Au nom de la dignité de la femme, en vertu des lois laïques de notre société, contre les tentatives de domination de l’homme sur la femme, la Burqa ne devrait pas avoir droit de s’afficher.
"À poil les gonzesses !" serais-je tenté de chuchoter, avec un esprit de contradiction exacerbé et un soupçon de mauvaise foi révélatrice d’un penchant naturel pour l’autre sexe. Les filles ne méritent pas d’être sous le joug des gars. C’est une évidence. Supposons malgré tout que les motivations des anti-Burqa ne soient pas aussi désintéressées qu’on veut bien nous le faire croire. Prenons ensuite à revers les manifestations d’indignation dans un pur et insidieux esprit de rhétorique. Imaginons enfin que l’objet du scandale puisse avoir une utilité jusqu’ici ignorée. Nous aurons alors une nouvelle et odieuse illustration de la mauvaise foi masculine.
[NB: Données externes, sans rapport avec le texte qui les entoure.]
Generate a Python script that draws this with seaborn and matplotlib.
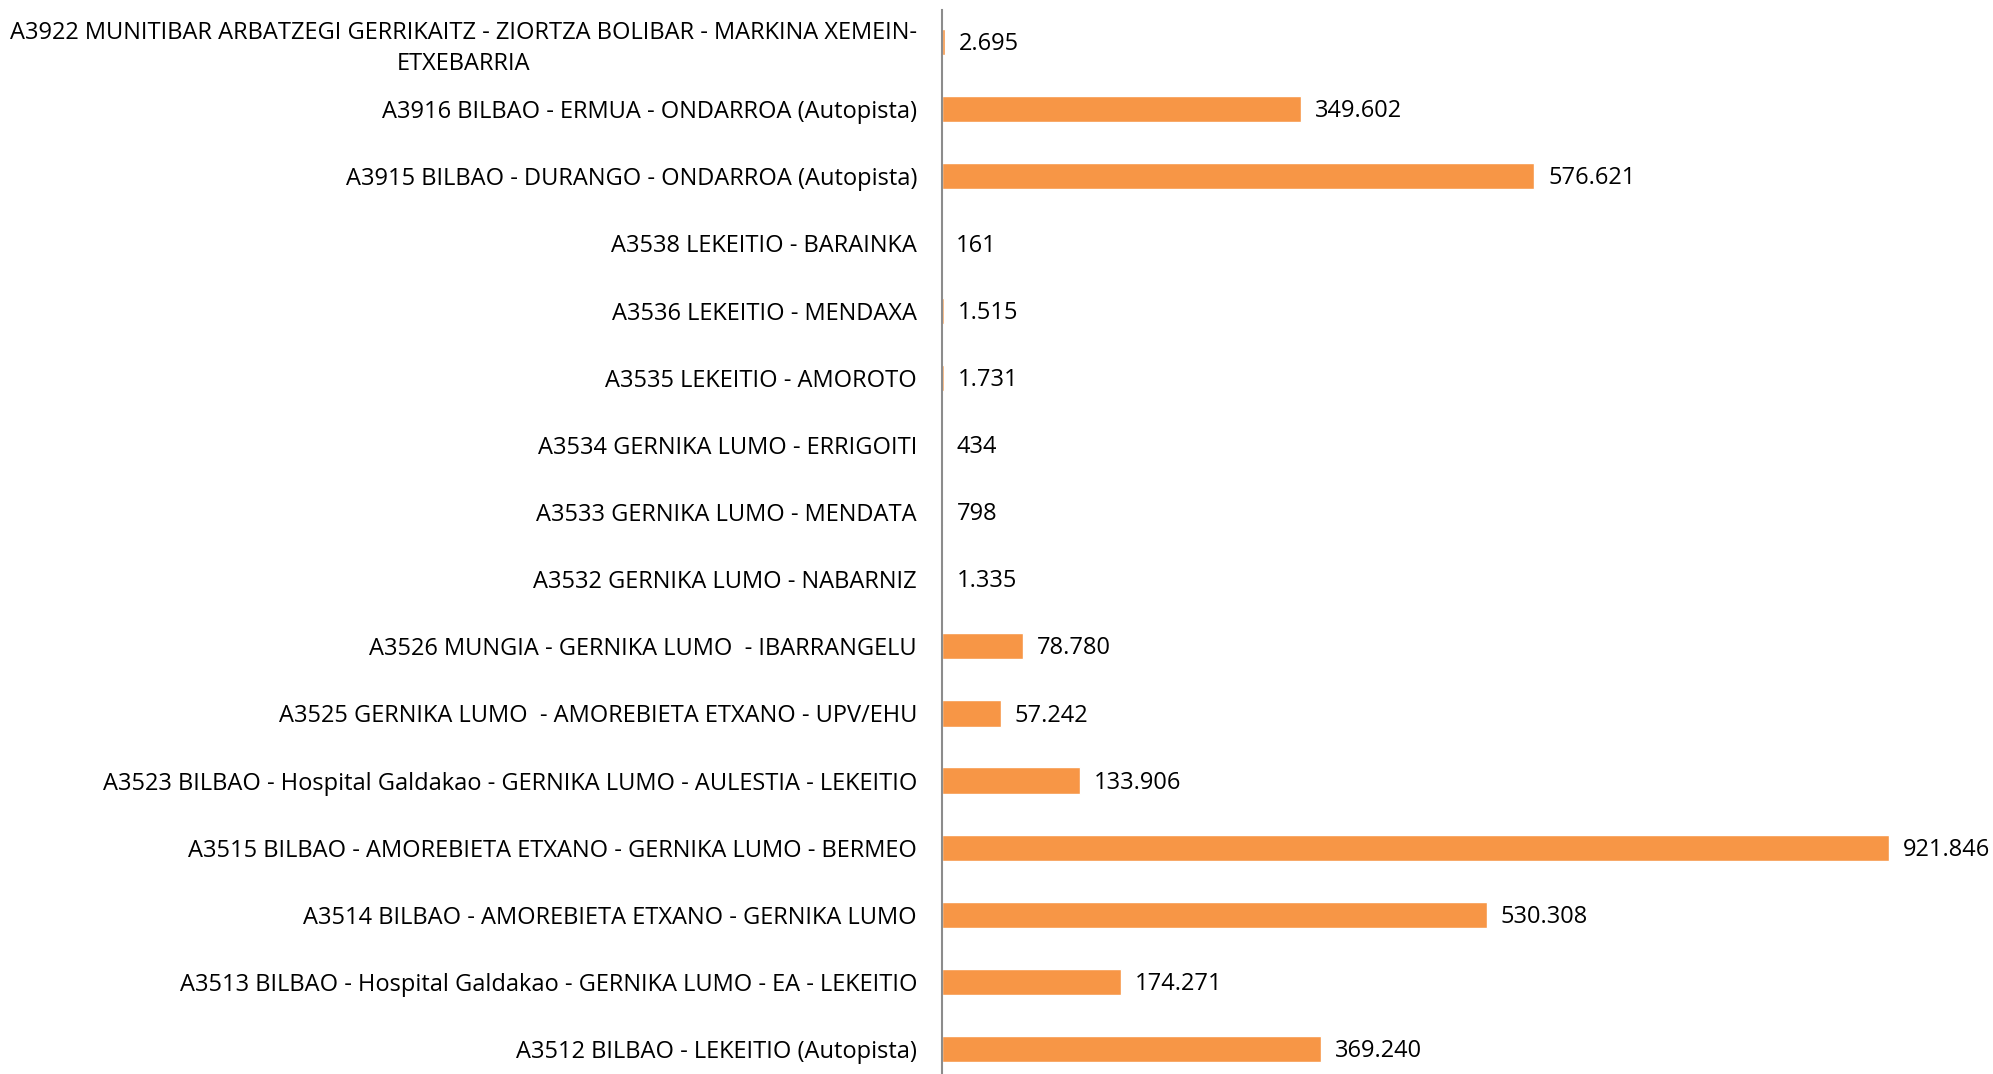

"…la burqa est le symbole de l’oppression subie par les femmes. Une loi permettra de créer les conditions de leur émancipation, de les ouvrir à la citoyenneté et à l’espace démocratique" déclarait il y a peu Sihem Habchi, présidente de l’association Ni putes ni soumises."Le symbole de l’oppression subie par les femmes".
Est-ce à dire que ce n’est pas tant la Burqa qui pose problème, que ce qu’elle représente ? Le combat contre le tissu noir cacherait-il en réalité une lutte acharnée contre la sombre misogynie masculine ? De là à en conclure que les femmes seraient en revanche parfaitement libres d’exprimer leur foi en tailleur Chanel, il n’y a qu’un pas que je franchirais en talons aiguille made in Gucci.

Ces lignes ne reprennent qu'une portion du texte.